#### Task objective
Give back the full listing, character for character, with no pictures.

- - - -

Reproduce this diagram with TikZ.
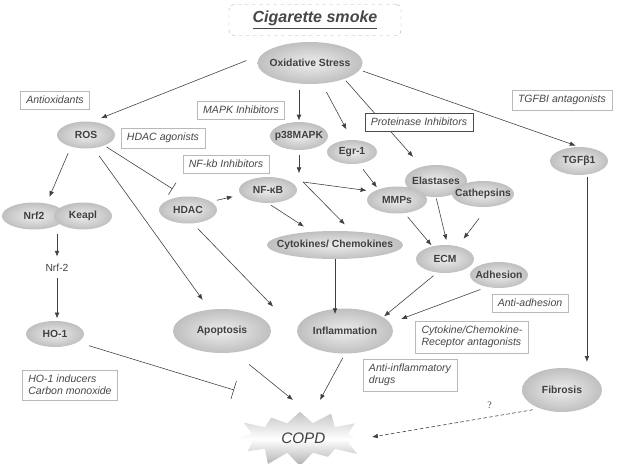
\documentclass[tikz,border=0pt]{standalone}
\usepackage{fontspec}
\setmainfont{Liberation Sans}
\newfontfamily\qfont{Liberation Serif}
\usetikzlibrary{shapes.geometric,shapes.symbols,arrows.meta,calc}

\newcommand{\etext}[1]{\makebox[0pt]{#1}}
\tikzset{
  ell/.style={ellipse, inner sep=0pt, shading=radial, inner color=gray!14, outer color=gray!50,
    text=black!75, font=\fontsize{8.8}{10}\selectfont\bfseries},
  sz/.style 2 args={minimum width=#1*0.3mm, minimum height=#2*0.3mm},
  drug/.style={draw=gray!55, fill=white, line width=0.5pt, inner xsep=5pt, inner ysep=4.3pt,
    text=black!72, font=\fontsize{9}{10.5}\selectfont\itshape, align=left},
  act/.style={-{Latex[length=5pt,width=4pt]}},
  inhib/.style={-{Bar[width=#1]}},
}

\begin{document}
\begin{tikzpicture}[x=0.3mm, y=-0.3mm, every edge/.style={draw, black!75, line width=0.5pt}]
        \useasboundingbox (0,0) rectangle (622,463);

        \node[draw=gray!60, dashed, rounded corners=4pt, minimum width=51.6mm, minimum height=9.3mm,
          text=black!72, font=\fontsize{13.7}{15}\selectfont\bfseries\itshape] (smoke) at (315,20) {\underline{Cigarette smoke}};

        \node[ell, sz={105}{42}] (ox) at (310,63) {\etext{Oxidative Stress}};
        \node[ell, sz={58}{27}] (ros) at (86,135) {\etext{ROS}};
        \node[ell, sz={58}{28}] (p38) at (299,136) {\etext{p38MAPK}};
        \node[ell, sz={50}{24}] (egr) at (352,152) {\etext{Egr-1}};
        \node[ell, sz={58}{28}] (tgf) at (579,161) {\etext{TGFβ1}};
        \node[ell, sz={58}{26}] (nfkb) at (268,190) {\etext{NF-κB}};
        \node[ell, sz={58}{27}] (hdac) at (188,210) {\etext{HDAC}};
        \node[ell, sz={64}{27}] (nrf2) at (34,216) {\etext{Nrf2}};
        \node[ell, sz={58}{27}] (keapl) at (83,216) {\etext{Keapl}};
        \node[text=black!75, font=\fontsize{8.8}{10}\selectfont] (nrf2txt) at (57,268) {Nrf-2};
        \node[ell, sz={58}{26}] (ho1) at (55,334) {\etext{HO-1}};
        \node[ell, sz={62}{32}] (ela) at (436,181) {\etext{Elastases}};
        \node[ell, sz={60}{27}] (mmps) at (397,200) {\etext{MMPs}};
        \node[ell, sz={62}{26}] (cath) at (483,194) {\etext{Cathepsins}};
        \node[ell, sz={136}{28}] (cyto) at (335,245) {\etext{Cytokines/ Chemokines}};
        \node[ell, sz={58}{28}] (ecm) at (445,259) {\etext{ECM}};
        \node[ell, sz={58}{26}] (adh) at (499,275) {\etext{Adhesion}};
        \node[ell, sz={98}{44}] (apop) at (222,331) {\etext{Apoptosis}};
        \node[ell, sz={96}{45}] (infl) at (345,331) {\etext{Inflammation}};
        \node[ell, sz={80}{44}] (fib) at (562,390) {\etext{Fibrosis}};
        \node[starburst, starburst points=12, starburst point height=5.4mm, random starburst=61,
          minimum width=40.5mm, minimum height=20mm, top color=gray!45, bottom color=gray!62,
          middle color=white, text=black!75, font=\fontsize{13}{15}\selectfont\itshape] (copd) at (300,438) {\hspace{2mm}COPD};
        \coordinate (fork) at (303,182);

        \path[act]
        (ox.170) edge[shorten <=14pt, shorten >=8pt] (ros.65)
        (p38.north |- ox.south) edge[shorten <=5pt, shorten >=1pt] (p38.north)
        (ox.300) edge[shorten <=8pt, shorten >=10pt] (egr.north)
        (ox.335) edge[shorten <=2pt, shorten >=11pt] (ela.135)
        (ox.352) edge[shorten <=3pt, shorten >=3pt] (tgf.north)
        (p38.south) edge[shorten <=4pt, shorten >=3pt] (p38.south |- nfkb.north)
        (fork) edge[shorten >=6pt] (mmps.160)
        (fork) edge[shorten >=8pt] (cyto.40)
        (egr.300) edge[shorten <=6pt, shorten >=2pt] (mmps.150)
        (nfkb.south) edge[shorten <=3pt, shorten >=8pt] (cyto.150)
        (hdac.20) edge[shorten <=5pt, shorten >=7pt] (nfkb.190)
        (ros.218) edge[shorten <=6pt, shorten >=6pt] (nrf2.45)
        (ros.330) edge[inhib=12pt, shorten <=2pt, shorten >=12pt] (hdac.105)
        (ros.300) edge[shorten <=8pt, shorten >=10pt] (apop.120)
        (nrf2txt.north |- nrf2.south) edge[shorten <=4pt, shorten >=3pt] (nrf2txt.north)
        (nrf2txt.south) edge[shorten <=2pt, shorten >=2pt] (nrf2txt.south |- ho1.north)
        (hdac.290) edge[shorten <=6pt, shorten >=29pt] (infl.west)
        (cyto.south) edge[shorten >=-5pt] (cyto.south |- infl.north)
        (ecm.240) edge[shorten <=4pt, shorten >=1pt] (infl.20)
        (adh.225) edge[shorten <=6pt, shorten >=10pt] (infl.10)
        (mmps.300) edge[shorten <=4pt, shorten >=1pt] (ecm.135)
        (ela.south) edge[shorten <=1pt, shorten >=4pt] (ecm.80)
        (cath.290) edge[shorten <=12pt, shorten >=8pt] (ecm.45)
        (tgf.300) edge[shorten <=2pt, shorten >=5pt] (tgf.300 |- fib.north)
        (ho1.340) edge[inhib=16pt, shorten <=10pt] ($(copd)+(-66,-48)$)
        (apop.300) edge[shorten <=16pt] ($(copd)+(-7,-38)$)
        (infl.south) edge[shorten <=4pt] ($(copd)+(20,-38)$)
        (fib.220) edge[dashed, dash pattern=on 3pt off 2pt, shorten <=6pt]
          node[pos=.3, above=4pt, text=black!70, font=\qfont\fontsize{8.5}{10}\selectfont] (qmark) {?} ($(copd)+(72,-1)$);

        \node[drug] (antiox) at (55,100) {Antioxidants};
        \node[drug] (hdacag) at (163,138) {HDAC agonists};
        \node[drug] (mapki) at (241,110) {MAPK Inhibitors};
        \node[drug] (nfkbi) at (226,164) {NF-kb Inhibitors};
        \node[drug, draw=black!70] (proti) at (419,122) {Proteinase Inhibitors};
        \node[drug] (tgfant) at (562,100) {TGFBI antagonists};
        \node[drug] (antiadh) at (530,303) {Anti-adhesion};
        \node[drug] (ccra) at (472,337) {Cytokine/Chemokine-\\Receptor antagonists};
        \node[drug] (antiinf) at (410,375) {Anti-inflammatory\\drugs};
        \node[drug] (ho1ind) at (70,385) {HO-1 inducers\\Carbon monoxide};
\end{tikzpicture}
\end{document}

- - - -

#### Full response
Reproduce this diagram with TikZ.
\documentclass[tikz,border=0pt]{standalone}
\usepackage{fontspec}
\setmainfont{Liberation Sans}
\newfontfamily\qfont{Liberation Serif}
\usetikzlibrary{shapes.geometric,shapes.symbols,arrows.meta,calc}

\newcommand{\etext}[1]{\makebox[0pt]{#1}}
\tikzset{
  ell/.style={ellipse, inner sep=0pt, shading=radial, inner color=gray!14, outer color=gray!50,
    text=black!75, font=\fontsize{8.8}{10}\selectfont\bfseries},
  sz/.style 2 args={minimum width=#1*0.3mm, minimum height=#2*0.3mm},
  drug/.style={draw=gray!55, fill=white, line width=0.5pt, inner xsep=5pt, inner ysep=4.3pt,
    text=black!72, font=\fontsize{9}{10.5}\selectfont\itshape, align=left},
  act/.style={-{Latex[length=5pt,width=4pt]}},
  inhib/.style={-{Bar[width=#1]}},
}

\begin{document}
\begin{tikzpicture}[x=0.3mm, y=-0.3mm, every edge/.style={draw, black!75, line width=0.5pt}]
        \useasboundingbox (0,0) rectangle (622,463);

        \node[draw=gray!60, dashed, rounded corners=4pt, minimum width=51.6mm, minimum height=9.3mm,
          text=black!72, font=\fontsize{13.7}{15}\selectfont\bfseries\itshape] (smoke) at (315,20) {\underline{Cigarette smoke}};

        \node[ell, sz={105}{42}] (ox) at (310,63) {\etext{Oxidative Stress}};
        \node[ell, sz={58}{27}] (ros) at (86,135) {\etext{ROS}};
        \node[ell, sz={58}{28}] (p38) at (299,136) {\etext{p38MAPK}};
        \node[ell, sz={50}{24}] (egr) at (352,152) {\etext{Egr-1}};
        \node[ell, sz={58}{28}] (tgf) at (579,161) {\etext{TGFβ1}};
        \node[ell, sz={58}{26}] (nfkb) at (268,190) {\etext{NF-κB}};
        \node[ell, sz={58}{27}] (hdac) at (188,210) {\etext{HDAC}};
        \node[ell, sz={64}{27}] (nrf2) at (34,216) {\etext{Nrf2}};
        \node[ell, sz={58}{27}] (keapl) at (83,216) {\etext{Keapl}};
        \node[text=black!75, font=\fontsize{8.8}{10}\selectfont] (nrf2txt) at (57,268) {Nrf-2};
        \node[ell, sz={58}{26}] (ho1) at (55,334) {\etext{HO-1}};
        \node[ell, sz={62}{32}] (ela) at (436,181) {\etext{Elastases}};
        \node[ell, sz={60}{27}] (mmps) at (397,200) {\etext{MMPs}};
        \node[ell, sz={62}{26}] (cath) at (483,194) {\etext{Cathepsins}};
        \node[ell, sz={136}{28}] (cyto) at (335,245) {\etext{Cytokines/ Chemokines}};
        \node[ell, sz={58}{28}] (ecm) at (445,259) {\etext{ECM}};
        \node[ell, sz={58}{26}] (adh) at (499,275) {\etext{Adhesion}};
        \node[ell, sz={98}{44}] (apop) at (222,331) {\etext{Apoptosis}};
        \node[ell, sz={96}{45}] (infl) at (345,331) {\etext{Inflammation}};
        \node[ell, sz={80}{44}] (fib) at (562,390) {\etext{Fibrosis}};
        \node[starburst, starburst points=12, starburst point height=5.4mm, random starburst=61,
          minimum width=40.5mm, minimum height=20mm, top color=gray!45, bottom color=gray!62,
          middle color=white, text=black!75, font=\fontsize{13}{15}\selectfont\itshape] (copd) at (300,438) {\hspace{2mm}COPD};
        \coordinate (fork) at (303,182);

        \path[act]
        (ox.170) edge[shorten <=14pt, shorten >=8pt] (ros.65)
        (p38.north |- ox.south) edge[shorten <=5pt, shorten >=1pt] (p38.north)
        (ox.300) edge[shorten <=8pt, shorten >=10pt] (egr.north)
        (ox.335) edge[shorten <=2pt, shorten >=11pt] (ela.135)
        (ox.352) edge[shorten <=3pt, shorten >=3pt] (tgf.north)
        (p38.south) edge[shorten <=4pt, shorten >=3pt] (p38.south |- nfkb.north)
        (fork) edge[shorten >=6pt] (mmps.160)
        (fork) edge[shorten >=8pt] (cyto.40)
        (egr.300) edge[shorten <=6pt, shorten >=2pt] (mmps.150)
        (nfkb.south) edge[shorten <=3pt, shorten >=8pt] (cyto.150)
        (hdac.20) edge[shorten <=5pt, shorten >=7pt] (nfkb.190)
        (ros.218) edge[shorten <=6pt, shorten >=6pt] (nrf2.45)
        (ros.330) edge[inhib=12pt, shorten <=2pt, shorten >=12pt] (hdac.105)
        (ros.300) edge[shorten <=8pt, shorten >=10pt] (apop.120)
        (nrf2txt.north |- nrf2.south) edge[shorten <=4pt, shorten >=3pt] (nrf2txt.north)
        (nrf2txt.south) edge[shorten <=2pt, shorten >=2pt] (nrf2txt.south |- ho1.north)
        (hdac.290) edge[shorten <=6pt, shorten >=29pt] (infl.west)
        (cyto.south) edge[shorten >=-5pt] (cyto.south |- infl.north)
        (ecm.240) edge[shorten <=4pt, shorten >=1pt] (infl.20)
        (adh.225) edge[shorten <=6pt, shorten >=10pt] (infl.10)
        (mmps.300) edge[shorten <=4pt, shorten >=1pt] (ecm.135)
        (ela.south) edge[shorten <=1pt, shorten >=4pt] (ecm.80)
        (cath.290) edge[shorten <=12pt, shorten >=8pt] (ecm.45)
        (tgf.300) edge[shorten <=2pt, shorten >=5pt] (tgf.300 |- fib.north)
        (ho1.340) edge[inhib=16pt, shorten <=10pt] ($(copd)+(-66,-48)$)
        (apop.300) edge[shorten <=16pt] ($(copd)+(-7,-38)$)
        (infl.south) edge[shorten <=4pt] ($(copd)+(20,-38)$)
        (fib.220) edge[dashed, dash pattern=on 3pt off 2pt, shorten <=6pt]
          node[pos=.3, above=4pt, text=black!70, font=\qfont\fontsize{8.5}{10}\selectfont] (qmark) {?} ($(copd)+(72,-1)$);

        \node[drug] (antiox) at (55,100) {Antioxidants};
        \node[drug] (hdacag) at (163,138) {HDAC agonists};
        \node[drug] (mapki) at (241,110) {MAPK Inhibitors};
        \node[drug] (nfkbi) at (226,164) {NF-kb Inhibitors};
        \node[drug, draw=black!70] (proti) at (419,122) {Proteinase Inhibitors};
        \node[drug] (tgfant) at (562,100) {TGFBI antagonists};
        \node[drug] (antiadh) at (530,303) {Anti-adhesion};
        \node[drug] (ccra) at (472,337) {Cytokine/Chemokine-\\Receptor antagonists};
        \node[drug] (antiinf) at (410,375) {Anti-inflammatory\\drugs};
        \node[drug] (ho1ind) at (70,385) {HO-1 inducers\\Carbon monoxide};
\end{tikzpicture}
\end{document}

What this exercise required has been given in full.